Britain presents anti-corruption campaigners with a paradox. Despite the lax rules and the fact that it is neck-deep in the arms and oil trades—both especially prone to corruption—it fares well in international surveys of corruption.
A study by Transparency International, an anti-corruption campaign group, ranks Britain as the sixth most virtuous of 30 countries, ahead of America and well ahead of France. Gary Campkin of the Confederation of British Industry, which represents big business, says this shows that "British business is, by and large, fairly clean in comparison with its competitors." But many think it demonstrates that Britain is better at keeping dodgy business under wraps. The OECD finds it "surprising that no company or individual [in Britain] has been indicted or tried for the offence of bribing a foreign public official".
The Home Office reckons this is not because British businessmen are especially scrupulous, but because it is hard to gather evidence abroad.

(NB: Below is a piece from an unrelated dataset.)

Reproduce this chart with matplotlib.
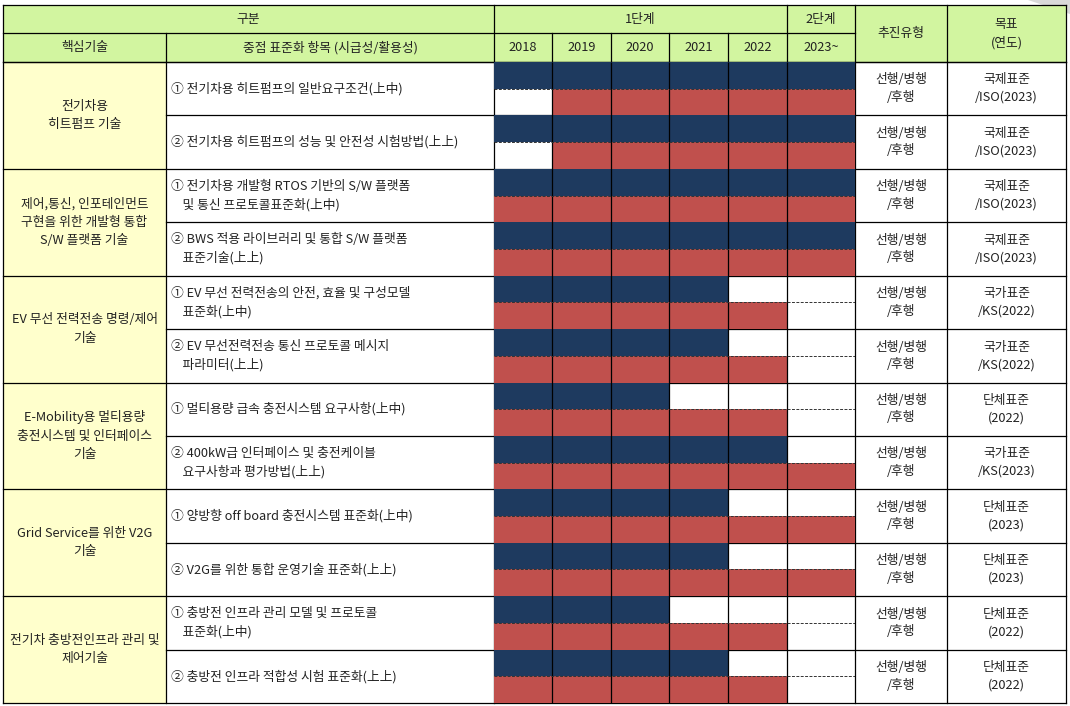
import numpy as np
import matplotlib.pyplot as plt
from matplotlib.patches import Rectangle, Polygon

plt.rcParams['font.family'] = ['Noto Sans CJK KR', 'DejaVu Sans']

# data
years = ['2018', '2019', '2020', '2021', '2022', '2023~']
groups = ['전기차용\n히트펌프 기술',
          '제어,통신, 인포테인먼트\n구현을 위한 개발형 통합\nS/W 플랫폼 기술',
          'EV 무선 전력전송 명령/제어\n기술',
          'E-Mobility용 멀티용량\n충전시스템 및 인터페이스\n기술',
          'Grid Service를 위한 V2G\n기술',
          '전기차 충방전인프라 관리 및\n제어기술']
items = ['① 전기차용 히트펌프의 일반요구조건(上中)',
         '② 전기차용 히트펌프의 성능 및 안전성 시험방법(上上)',
         '① 전기차용 개발형 RTOS 기반의 S/W 플랫폼\n    및 통신 프로토콜표준화(上中)',
         '② BWS 적용 라이브러리 및 통합 S/W 플랫폼\n    표준기술(上上)',
         '① EV 무선 전력전송의 안전, 효율 및 구성모델\n    표준화(上中)',
         '② EV 무선전력전송 통신 프로토콜 메시지\n    파라미터(上上)',
         '① 멀티용량 급속 충전시스템 요구사항(上中)',
         '② 400kW급 인터페이스 및 충전케이블\n    요구사항과 평가방법(上上)',
         '① 양방향 off board 충전시스템 표준화(上中)',
         '② V2G를 위한 통합 운영기술 표준화(上上)',
         '① 충방전 인프라 관리 모델 및 프로토콜\n    표준화(上中)',
         '② 충방전 인프라 적합성 시험 표준화(上上)']
# year index (0 = 2018 ... 5 = 2023~), inclusive
blue_start = [0, 0, 0, 0, 0, 0, 0, 0, 0, 0, 0, 0]
blue_end = [5, 5, 5, 5, 3, 3, 2, 4, 3, 3, 2, 3]
red_start = [1, 1, 0, 0, 0, 0, 0, 0, 0, 0, 0, 0]
red_end = [5, 5, 5, 5, 4, 4, 4, 5, 5, 5, 4, 4]
types = ['선행/병행\n/후행'] * 12
targets = ['국제표준\n/ISO(2023)', '국제표준\n/ISO(2023)', '국제표준\n/ISO(2023)', '국제표준\n/ISO(2023)',
           '국가표준\n/KS(2022)', '국가표준\n/KS(2022)', '단체표준\n(2022)', '국가표준\n/KS(2023)',
           '단체표준\n(2023)', '단체표준\n(2023)', '단체표준\n(2022)', '단체표준\n(2022)']

NAVY = '#1e3a5f'
RED = '#c0504d'
GREEN = '#d2f5a0'
YELLOW = '#ffffcc'
TXT = '#222222'
FS = 9.2

W, H = 1070, 706
fig = plt.figure(figsize=(W / 100, H / 100), dpi=100)
ax = fig.add_axes([0, 0, 1, 1])
ax.set_xlim(0, W)
ax.set_ylim(H, 0)
ax.axis('off')

# layout (pixels)
xc = [3, 166, 494, 855, 947, 1066]
yh = [5, 33, 62]
ybot = 703
n = len(items)
rh = (ybot - yh[2]) / n
ycol = [494, 552, 611, 669, 728, 787, 855]

# page curl in the corner
ax.add_patch(Polygon([[1028, 0], [1070, 0], [1070, 14]], closed=True, color='#d9d9d9', lw=0))

# backgrounds
ax.add_patch(Rectangle((xc[0], yh[0]), xc[5] - xc[0], yh[2] - yh[0], color=GREEN, lw=0))
ax.add_patch(Rectangle((xc[0], yh[2]), xc[1] - xc[0], ybot - yh[2], color=YELLOW, lw=0))

lk = dict(color='black', lw=0.9)
# header lines
ax.plot([xc[0], xc[5]], [yh[0], yh[0]], **lk)
ax.plot([xc[0], xc[3]], [yh[1], yh[1]], **lk)
ax.plot([xc[0], xc[5]], [yh[2], yh[2]], **lk)
ax.plot([xc[0], xc[5]], [ybot, ybot], **lk)
for x in [xc[0], xc[3], xc[4], xc[5]]:
    ax.plot([x, x], [yh[0], ybot], **lk)
ax.plot([xc[1], xc[1]], [yh[1], ybot], **lk)
ax.plot([xc[2], xc[2]], [yh[0], ybot], **lk)
ax.plot([ycol[5], ycol[5]], [yh[0], yh[2]], **lk)
for x in ycol[1:5]:
    ax.plot([x, x], [yh[1], yh[2]], **lk)

tk = dict(ha='center', va='center', fontsize=FS, color=TXT)
# header text
ax.text((xc[0] + xc[2]) / 2, (yh[0] + yh[1]) / 2, '구분', **tk)
ax.text((xc[2] + ycol[5]) / 2, (yh[0] + yh[1]) / 2, '1단계', **tk)
ax.text((ycol[5] + xc[3]) / 2, (yh[0] + yh[1]) / 2, '2단계', **tk)
ax.text((xc[0] + xc[1]) / 2, (yh[1] + yh[2]) / 2, '핵심기술', **tk)
ax.text((xc[1] + xc[2]) / 2, (yh[1] + yh[2]) / 2, '중점 표준화 항목 (시급성/활용성)', **tk)
for k, yr in enumerate(years):
    ax.text((ycol[k] + ycol[k + 1]) / 2, (yh[1] + yh[2]) / 2, yr, **tk)
ax.text((xc[3] + xc[4]) / 2, (yh[0] + yh[2]) / 2, '추진유형', **tk)
ax.text((xc[4] + xc[5]) / 2, (yh[0] + yh[2]) / 2, '목표\n(연도)', linespacing=1.45, **tk)

# body rows
for i in range(n):
    y0 = yh[2] + i * rh
    yc = y0 + rh / 2
    if i % 2 == 0:
        ax.plot([xc[0], xc[5]], [y0, y0], **lk)
    else:
        ax.plot([xc[1], xc[5]], [y0, y0], **lk)
    ax.text(xc[1] + 5, yc, items[i], ha='left', va='center', fontsize=FS, color=TXT, linespacing=1.45)
    ax.text((xc[3] + xc[4]) / 2, yc, types[i], linespacing=1.45, **tk)
    ax.text((xc[4] + xc[5]) / 2, yc, targets[i], linespacing=1.45, **tk)

for g, name in enumerate(groups):
    yc = yh[2] + (2 * g + 1) * rh
    ax.text((xc[0] + xc[1]) / 2, yc, name, linespacing=1.55, **tk)

# gantt area: year index axis mapped onto the unequal column widths
gx = fig.add_axes([xc[2] / W, (H - ybot) / H, (xc[3] - xc[2]) / W, (ybot - yh[2]) / H])
idx = np.arange(7)
gx.set_xscale('function', functions=(lambda v: np.interp(v, idx, ycol),
                                     lambda p: np.interp(p, ycol, idx)))
gx.set_xlim(0, 6)
gx.set_ylim(n, 0)
gx.axis('off')
for i in range(n):
    gx.barh(i + 0.25, blue_end[i] - blue_start[i] + 1, left=blue_start[i], height=0.5, color=NAVY, lw=0)
    gx.barh(i + 0.75, red_end[i] - red_start[i] + 1, left=red_start[i], height=0.5, color=RED, lw=0)
gx.vlines(range(1, 6), 0, n, color='black', lw=0.9)
gx.hlines([i + 0.5 for i in range(n)], 0, 6, color='#333333', lw=0.7, linestyles=(0, (3, 1.5)))

fig.savefig('out.png', dpi=100)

That seems a poor excuse. In the first half of this year America embarked on 50 prosecutions of alleged foreign bribery and France managed eight.

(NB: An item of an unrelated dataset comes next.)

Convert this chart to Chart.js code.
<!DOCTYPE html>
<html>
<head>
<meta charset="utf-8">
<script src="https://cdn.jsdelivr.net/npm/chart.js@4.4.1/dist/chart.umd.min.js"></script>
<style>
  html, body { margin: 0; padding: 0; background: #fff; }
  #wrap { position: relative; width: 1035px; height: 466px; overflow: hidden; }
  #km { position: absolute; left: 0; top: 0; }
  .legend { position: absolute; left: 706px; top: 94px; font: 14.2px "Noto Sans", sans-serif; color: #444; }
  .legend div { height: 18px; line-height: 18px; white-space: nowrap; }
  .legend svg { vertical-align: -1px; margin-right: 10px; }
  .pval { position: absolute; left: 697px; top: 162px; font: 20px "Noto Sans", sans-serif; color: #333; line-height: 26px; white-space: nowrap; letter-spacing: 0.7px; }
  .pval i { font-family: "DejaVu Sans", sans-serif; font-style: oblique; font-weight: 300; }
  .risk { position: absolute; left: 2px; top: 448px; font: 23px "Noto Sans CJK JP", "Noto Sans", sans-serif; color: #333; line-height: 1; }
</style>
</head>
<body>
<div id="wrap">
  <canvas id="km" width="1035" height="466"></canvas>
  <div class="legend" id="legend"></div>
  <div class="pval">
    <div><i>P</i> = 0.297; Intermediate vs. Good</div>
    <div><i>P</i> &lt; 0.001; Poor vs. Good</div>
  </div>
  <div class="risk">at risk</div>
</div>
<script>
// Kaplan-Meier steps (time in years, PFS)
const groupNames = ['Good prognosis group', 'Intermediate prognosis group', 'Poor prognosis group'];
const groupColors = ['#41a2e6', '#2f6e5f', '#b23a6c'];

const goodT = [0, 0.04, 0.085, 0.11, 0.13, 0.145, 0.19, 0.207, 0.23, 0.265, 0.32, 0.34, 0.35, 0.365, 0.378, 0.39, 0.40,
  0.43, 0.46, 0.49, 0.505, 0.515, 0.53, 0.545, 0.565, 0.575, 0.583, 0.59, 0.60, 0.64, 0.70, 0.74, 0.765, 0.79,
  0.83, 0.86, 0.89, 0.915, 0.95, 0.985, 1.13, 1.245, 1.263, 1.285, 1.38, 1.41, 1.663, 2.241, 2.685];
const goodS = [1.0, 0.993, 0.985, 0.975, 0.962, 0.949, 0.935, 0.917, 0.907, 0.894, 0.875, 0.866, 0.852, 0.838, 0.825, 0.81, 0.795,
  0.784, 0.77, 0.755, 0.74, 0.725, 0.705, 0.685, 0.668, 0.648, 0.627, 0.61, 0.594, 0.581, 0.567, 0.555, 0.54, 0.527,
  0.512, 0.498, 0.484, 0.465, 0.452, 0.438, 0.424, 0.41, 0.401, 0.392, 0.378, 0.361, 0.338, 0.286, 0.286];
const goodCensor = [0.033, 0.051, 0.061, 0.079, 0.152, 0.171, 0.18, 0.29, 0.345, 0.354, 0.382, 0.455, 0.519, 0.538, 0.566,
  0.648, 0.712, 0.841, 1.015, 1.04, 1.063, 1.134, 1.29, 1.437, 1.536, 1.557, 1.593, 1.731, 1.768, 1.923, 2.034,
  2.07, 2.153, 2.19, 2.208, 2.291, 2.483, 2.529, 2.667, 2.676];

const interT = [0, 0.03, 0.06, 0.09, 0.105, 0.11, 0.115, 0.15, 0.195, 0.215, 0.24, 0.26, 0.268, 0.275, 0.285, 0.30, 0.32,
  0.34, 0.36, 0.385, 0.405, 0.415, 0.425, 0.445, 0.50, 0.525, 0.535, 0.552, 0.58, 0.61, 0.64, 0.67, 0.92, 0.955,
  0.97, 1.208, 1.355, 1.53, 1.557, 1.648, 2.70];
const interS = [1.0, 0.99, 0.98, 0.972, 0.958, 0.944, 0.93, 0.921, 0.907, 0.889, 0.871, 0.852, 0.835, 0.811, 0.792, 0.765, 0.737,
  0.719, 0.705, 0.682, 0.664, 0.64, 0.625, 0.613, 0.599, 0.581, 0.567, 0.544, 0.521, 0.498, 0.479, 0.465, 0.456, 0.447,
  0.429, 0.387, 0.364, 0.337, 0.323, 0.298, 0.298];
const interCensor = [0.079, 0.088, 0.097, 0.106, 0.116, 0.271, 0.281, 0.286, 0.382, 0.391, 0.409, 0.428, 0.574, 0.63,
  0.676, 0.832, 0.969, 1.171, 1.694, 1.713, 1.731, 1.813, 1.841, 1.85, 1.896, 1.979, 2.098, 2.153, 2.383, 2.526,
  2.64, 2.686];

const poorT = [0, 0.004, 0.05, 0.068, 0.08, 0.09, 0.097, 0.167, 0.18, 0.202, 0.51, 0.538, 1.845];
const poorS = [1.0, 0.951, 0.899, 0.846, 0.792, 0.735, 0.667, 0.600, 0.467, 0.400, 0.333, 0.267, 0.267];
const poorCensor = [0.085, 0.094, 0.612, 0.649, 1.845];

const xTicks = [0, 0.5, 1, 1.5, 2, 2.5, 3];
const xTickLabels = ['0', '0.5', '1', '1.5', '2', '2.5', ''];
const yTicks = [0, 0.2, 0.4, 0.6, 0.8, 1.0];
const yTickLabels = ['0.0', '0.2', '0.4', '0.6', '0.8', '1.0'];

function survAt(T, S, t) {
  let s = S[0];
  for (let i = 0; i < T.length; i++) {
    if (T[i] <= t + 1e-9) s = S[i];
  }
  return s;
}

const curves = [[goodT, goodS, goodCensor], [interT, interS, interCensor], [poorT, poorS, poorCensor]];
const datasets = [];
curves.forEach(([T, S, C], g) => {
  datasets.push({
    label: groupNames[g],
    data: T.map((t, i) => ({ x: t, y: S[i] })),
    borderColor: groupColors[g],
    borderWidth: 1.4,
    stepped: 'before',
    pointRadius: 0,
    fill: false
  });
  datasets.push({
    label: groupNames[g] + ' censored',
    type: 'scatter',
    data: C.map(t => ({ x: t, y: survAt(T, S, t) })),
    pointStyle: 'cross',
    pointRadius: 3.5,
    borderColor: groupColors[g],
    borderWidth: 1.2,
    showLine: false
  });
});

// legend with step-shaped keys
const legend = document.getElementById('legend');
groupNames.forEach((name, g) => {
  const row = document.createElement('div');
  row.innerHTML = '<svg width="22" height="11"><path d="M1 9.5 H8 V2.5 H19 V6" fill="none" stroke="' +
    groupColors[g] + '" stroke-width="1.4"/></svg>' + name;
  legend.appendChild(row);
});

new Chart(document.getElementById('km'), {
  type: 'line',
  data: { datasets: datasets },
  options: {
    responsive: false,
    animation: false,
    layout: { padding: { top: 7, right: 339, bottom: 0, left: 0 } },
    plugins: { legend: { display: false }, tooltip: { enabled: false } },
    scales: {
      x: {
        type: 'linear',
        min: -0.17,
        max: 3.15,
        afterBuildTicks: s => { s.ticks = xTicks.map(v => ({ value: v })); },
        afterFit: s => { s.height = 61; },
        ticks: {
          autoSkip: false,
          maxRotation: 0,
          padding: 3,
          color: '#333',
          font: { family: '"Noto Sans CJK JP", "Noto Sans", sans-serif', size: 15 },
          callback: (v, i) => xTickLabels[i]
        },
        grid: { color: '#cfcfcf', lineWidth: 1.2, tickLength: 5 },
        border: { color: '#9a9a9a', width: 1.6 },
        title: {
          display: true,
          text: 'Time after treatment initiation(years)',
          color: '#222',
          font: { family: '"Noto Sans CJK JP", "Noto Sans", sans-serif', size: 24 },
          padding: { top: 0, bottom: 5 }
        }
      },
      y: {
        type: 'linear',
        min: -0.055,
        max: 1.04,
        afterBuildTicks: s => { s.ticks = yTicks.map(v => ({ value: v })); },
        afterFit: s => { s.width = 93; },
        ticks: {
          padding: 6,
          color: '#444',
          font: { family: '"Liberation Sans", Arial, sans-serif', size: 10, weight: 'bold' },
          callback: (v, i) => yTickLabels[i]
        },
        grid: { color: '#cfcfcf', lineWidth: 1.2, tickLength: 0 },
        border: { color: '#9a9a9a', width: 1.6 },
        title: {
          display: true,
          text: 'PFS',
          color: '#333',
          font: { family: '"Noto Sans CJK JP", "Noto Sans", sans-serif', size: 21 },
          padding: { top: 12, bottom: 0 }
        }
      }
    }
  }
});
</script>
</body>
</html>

Chandrashekhar Krishnan of Transparency International attributes the lack of prosecutions in Britain to the lack of political will. Events last week would seem to bear him out.
On December 14th the Serious Fraud Office reluctantly ditched its investigation into allegations, denied by the company, that BAE paid bribes to Saudi Arabian officials in exchange for an agreement to supply, organise and train the Saudi air force, a deal that has produced up to £43 billion ($84 billion) over almost two decades for BAE. The decision came after weeks of intense lobbying by BAE and the Saudi government, which reportedly threatened to cancel a follow-on purchase of 72 Eurofighter Typhoon jet fighters.

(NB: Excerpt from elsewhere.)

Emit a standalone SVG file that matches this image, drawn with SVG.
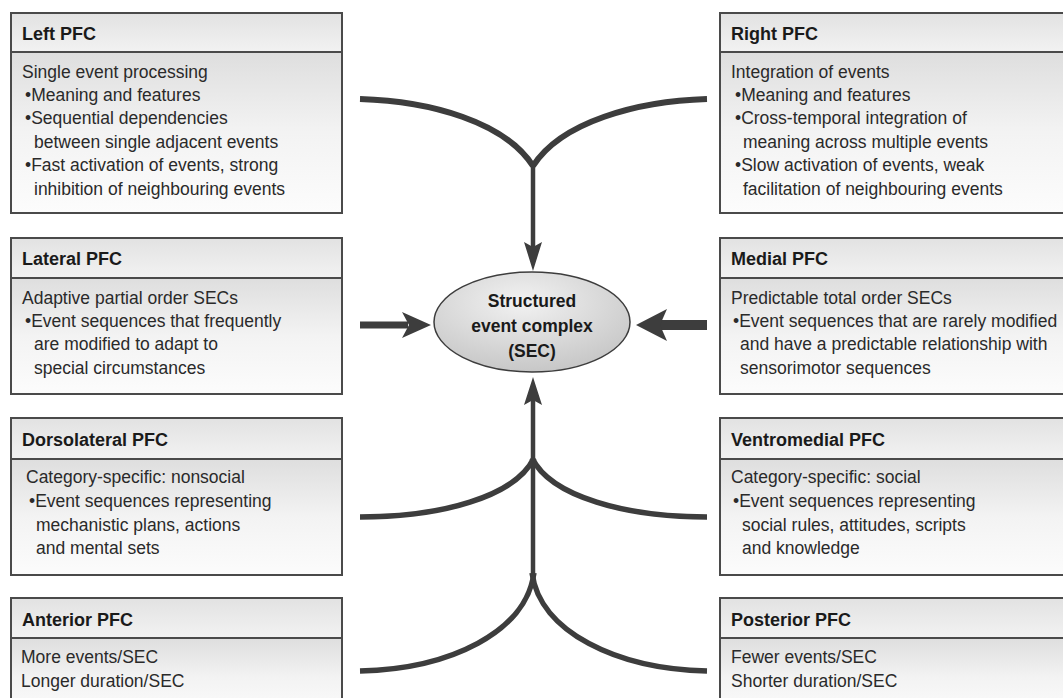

Tony Blair said the investigation had been halted because it threatened to harm relations with Saudi Arabia, a key ally in the fight on terrorism and a partner in the Middle East peace process. But suspicions linger that an equal motive was protecting thousands of British jobs.
Whatever the intention, the decision is at least embarrassing, and may be subject to judicial review, if various pressure groups ask the courts to look at it. British delegates to the next international anti-corruption junket, meanwhile, can expect a tougher reception than at the last one. Mark Pieth, the chairman of the OECD's working group on bribery, says he will be raising the matter in a meeting with the British government next month.
"Every time a government minister goes abroad and tries to lecture a corrupt dictator they are going to see this thrown back in their face," says Neil Cooper, of Bradford University's peace-studies department. "It will undermine efforts to promote the rule of law abroad in countries like Iraq and Afghanistan."